2004:1545 - HOLBORN STREET/MARKIEVICZ ROAD, SLIGO, Sligo

NMI Burial Excavation Records

County: Sligo Site name: HOLBORN STREET/MARKIEVICZ ROAD, SLIGO

Sites and Monuments Record No.: N/A Licence number: 04E1453

Author: Richard Crumlish, 61 An Cladrach, Castlebar Road, Ballinrobe, Co. Mayo.

Site type: Urban

Period/Dating:

ITM: E 569174m, N 836170m

Latitude, Longitude (decimal degrees): 54.273404, -8.473274

Pre-development testing was carried out on 28 and 29 October 2004 at a site in advance of its development at the junction of Holborn Street, Markievicz Road and the Slip Road, in Sligo town. The proposed development was within the archaeological constraint for Sligo town (SMR 14:65).
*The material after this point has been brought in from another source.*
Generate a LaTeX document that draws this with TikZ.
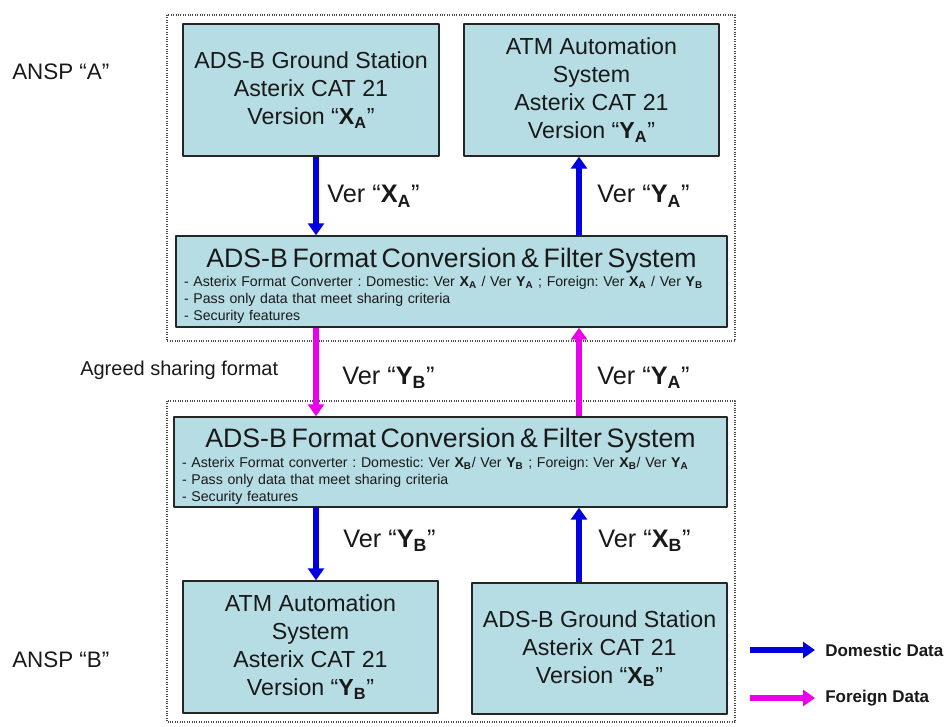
\documentclass[tikz,border=0pt]{standalone}
\usepackage{fontspec}
\setmainfont{Liberation Sans}
\usetikzlibrary{arrows.meta,calc}
\definecolor{boxfill}{RGB}{183,221,228}
\definecolor{domblue}{RGB}{0,0,225}
\definecolor{formag}{RGB}{235,0,235}
\newcommand{\vx}[2]{\textbf{#1\textsubscript{#2}}}

\begin{document}
\begin{tikzpicture}[x=0.75pt, y=-0.75pt, line join=round,
  station/.style={draw=black!85, line width=1.1pt, fill=boxfill, align=center,
    inner sep=0pt, text=black!90, font=\fontsize{17.4}{21}\selectfont},
  convbox/.style={draw=black!85, line width=1.1pt, fill=boxfill, align=left,
    inner xsep=6pt, inner ysep=0pt, text=black!90,
    font=\frenchspacing\fontsize{10.6}{12.75}\selectfont},
  domestic/.style={draw=domblue, line width=4.5pt, -{Triangle[width=12pt,length=9pt]}},
  foreign/.style={domestic, draw=formag},
  verlbl/.style={anchor=base west, inner sep=0pt, text=black!90, font=\fontsize{19}{22}\selectfont},
  sidelbl/.style={anchor=west, inner sep=0pt, text=black!90},
  legtext/.style={anchor=west, inner xsep=7.5pt, inner ysep=0pt, text=black!90,
    font=\bfseries\fontsize{12.75}{15}\selectfont},
  frame/.style={draw=black!70, densely dotted, line width=0.8pt}]
  \useasboundingbox (0,0) rectangle (949,727);

  \coordinate (colL) at (316,0);
  \coordinate (colR) at (579,0);
  \coordinate (domS) at (750,650);
  \coordinate (forS) at (750,698);

  \draw[frame] (167,15) rectangle (735,341);
  \draw[frame] (167,401) rectangle (735,722);

  \node[station, minimum width=192pt, minimum height=99pt] (gsA) at (311,90)
    {ADS-B Ground Station\\Asterix CAT 21\\Version “\vx{X}{A}”};
  \node[station, minimum width=191.25pt, minimum height=99pt] (atmA) at (591.5,90)
    {ATM Automation\\System\\Asterix CAT 21\\Version “\vx{Y}{A}”};
  \node[convbox, minimum height=68.25pt, text width=401.25pt] (convA) at (451.5,281.5)
    {\rule{0pt}{21pt}\makebox[\hsize]{\fontsize{20}{22}\selectfont ADS-B Format Conversion \& Filter System}\\[1.9pt]
     - Asterix Format Converter : Domestic: Ver \vx{X}{A} / Ver \vx{Y}{A} ; Foreign: Ver \vx{X}{A} / Ver \vx{Y}{B}\\
     - Pass only data that meet sharing criteria\\
     - Security features};
  \node[convbox, minimum height=67.5pt, text width=402.75pt] (convB) at (450.5,462)
    {\rule{0pt}{21pt}\makebox[\hsize]{\fontsize{20}{22}\selectfont ADS-B Format Conversion \& Filter System}\\[1.9pt]
     - Asterix Format converter : Domestic: Ver \vx{X}{B}/ Ver \vx{Y}{B} ; Foreign: Ver \vx{X}{B}/ Ver \vx{Y}{A}\\
     - Pass only data that meet sharing criteria\\
     - Security features};
  \node[station, minimum width=191.25pt, minimum height=99pt] (atmB) at (310.5,647)
    {ATM Automation\\System\\Asterix CAT 21\\Version “\vx{Y}{B}”};
  \node[station, minimum width=191.25pt, minimum height=98.25pt] (gsB) at (599.5,648.5)
    {ADS-B Ground Station\\Asterix CAT 21\\Version “\vx{X}{B}”};

  \draw[domestic] (gsA.south -| colL) -- (convA.north -| colL);
  \draw[domestic] (convA.north -| colR) -- (atmA.south -| colR);
  \draw[foreign] (convA.south -| colL) -- (convB.north -| colL);
  \draw[foreign] (convB.north -| colR) -- (convA.south -| colR);
  \draw[domestic] (convB.south -| colL) -- (atmB.north -| colL);
  \draw[domestic] (gsB.north -| colR) -- (convB.south -| colR);

  \node[verlbl] (verXA) at (327,203) {Ver “\vx{X}{A}”};
  \node[verlbl] (verYA) at (597,203) {Ver “\vx{Y}{A}”};
  \node[verlbl] (verYBa) at (342,384) {Ver “\vx{Y}{B}”};
  \node[verlbl] (verYAb) at (597,384) {Ver “\vx{Y}{A}”};
  \node[verlbl] (verYB) at (343,547) {Ver “\vx{Y}{B}”};
  \node[verlbl] (verXB) at (598,547) {Ver “\vx{X}{B}”};

  \node[sidelbl, font=\fontsize{16.8}{20}\selectfont] (anspA) at (12,72) {ANSP “A”};
  \node[sidelbl, font=\fontsize{16.8}{20}\selectfont] (anspB) at (12,660) {ANSP “B”};
  \node[sidelbl, font=\fontsize{15}{18}\selectfont] (agreed) at (80,370) {Agreed sharing format};

  \node[legtext] (domtxt) at (815,650) {Domestic Data};
  \node[legtext] (fortxt) at (815,698) {Foreign Data};
  \draw[domestic] (domS) -- (domtxt.west);
  \draw[foreign] (forS) -- (fortxt.west);
\end{tikzpicture}
\end{document}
Markievicz Road was constructed in the 1840s and was originally named the Victoria Line. Two dwellings on the site that fronted onto Markievicz Road were probably of 20th-century date, as the OS six-inch edition of 1910 showed a different site layout to the present one. The dwellings dated to the second half of the 19th century at the earliest. A building that fronted onto Holborn Street was marked on the 1910 edition and probably dated to the 19th century. The first edition of the 6-inch map of 1838 showed a terrace of buildings fronting onto Holborn Street, to the rear (west) of which were back gardens.

Following demolition of the extant buildings on the site, the testing comprised the excavation (by machine) of four trenches. Unfortunately the demolition resulted in a reduction in ground level by up to 0.9m at the Holborn Street end of the site and by 0.2m at the Markievicz Road end of the site. The trenches measured 23m, 4.5m, 5m and 7.8m long, respectively, 1.2-3m wide and 0.35-2.6m deep.

The testing revealed layers of fill above sterile natural subsoil and bedrock. A wall foundation uncovered was part of the rear wall of a building that had just been demolished, which was originally part of a terrace of houses that fronted onto Holborn Street. A layer of cobbles uncovered had modern pottery sherds visible above and below them. The cobbles were probably the remains of a cobbled yard to the rear of the building facing onto Holborn Street. Only modern artefacts, dating from the 18th-20th century, were recovered from the site.

It appeared that the site had been filled up from the bedrock. This infilling may have been carried out during or following the construction of Markievicz Road in the mid-19th century.